The MTA is being blunt: there is "no substitute" for the LIRR. Roads will be gridlocked. Alternatives will be at or over capacity. If you don't have to travel, don't.
What the Fight Is Actually About
The unions want higher pay. The MTA says yes to raises — but warns that meeting union demands in full would blow up the budget and force significant fare hikes on riders, according to ABC7 New York.
MTA Chairman Janno Lieber made the MTA's position clear after the deadline passed: "The MTA board cannot responsibly make a deal that implodes the budget."
The unions fired back hard. In a press release cited by ABC7 New York, union leaders accused MTA management of deliberately provoking the strike — claiming management added healthcare takeaways and new issues to the table in the final hours of negotiation that had never previously been raised. "Management provoked this strike," the unions said flatly.
So we have two conflicting stories. The MTA says it's protecting taxpayers and riders from unsustainable costs. The unions say management sandbagged the 11th-hour talks on purpose.
Both cannot be fully true. Right now, the public has NO independent verification of either claim.
What's Missing From Coverage
Most outlets are treating this as a standard labor dispute — unions want money, management says no, stalemate. That framing obscures the key questions.

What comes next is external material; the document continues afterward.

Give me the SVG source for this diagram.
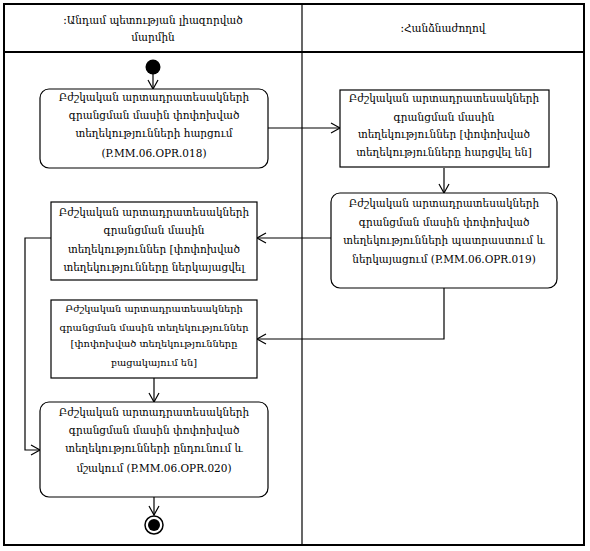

First: What exactly are the unions asking for? Specific percentage raises, over how many years? The sources covering this story — ABC7 New York, AP News, Bloomberg — have NOT published the actual dollar figures of union demands versus the MTA's offer. Without those numbers, there's no way to evaluate who's being reasonable.
Second: The MTA's "fare hike" warning carries significant weight. The MTA has a documented history of budget mismanagement, bloated overhead, and cost overruns. Before accepting Lieber's argument that worker raises inevitably mean fare hikes, the MTA's administrative and consulting costs deserve scrutiny. That question hasn't been asked by major outlets.
Third: The unions' claim that management "added healthcare takeaways at the 11th hour" is a serious accusation — either bad-faith bargaining or a union smear campaign. Neither ABC7 New York nor AP News independently verified it.
Fourth: AP News' coverage is readable but loses the story in a cluttered homepage. Bloomberg's article is paywalled and provided no usable information. When major business outlets can't deliver readable coverage of a regional transportation shutdown, that matters.
The Bigger Picture
This isn't just a labor story. It's a government competence story.
The LIRR is a public agency. The MTA is a public agency. These are taxpayer-funded operations with union contracts renegotiated on a schedule everyone knows in advance. This strike was not a surprise. Both sides had years to get ahead of this.
Instead, 250,000 people woke up Saturday with no train service because two sets of bureaucrats and union bosses couldn't close a deal.
The workers deserve fair wages. But the MTA also runs on public money — every dollar in a union contract ultimately comes from New York taxpayers and fare-paying riders. Balancing those two realities is the job. Neither side did it.
What Happens Next
No talks are currently scheduled, according to ABC7 New York. This could last days or weeks.
Every day this drags on costs the regional economy real money — lost productivity, gridlocked roads, businesses on Long Island cut off from their Manhattan workforce. Both sides will feel the pressure, but regular commuters will hurt first and worst.
The people who negotiated this failure will still have their jobs Monday morning. The commuters stuck in shuttle bus lines at 6 a.m. won't get that luxury.
Somebody needs to get back to the table. Fast.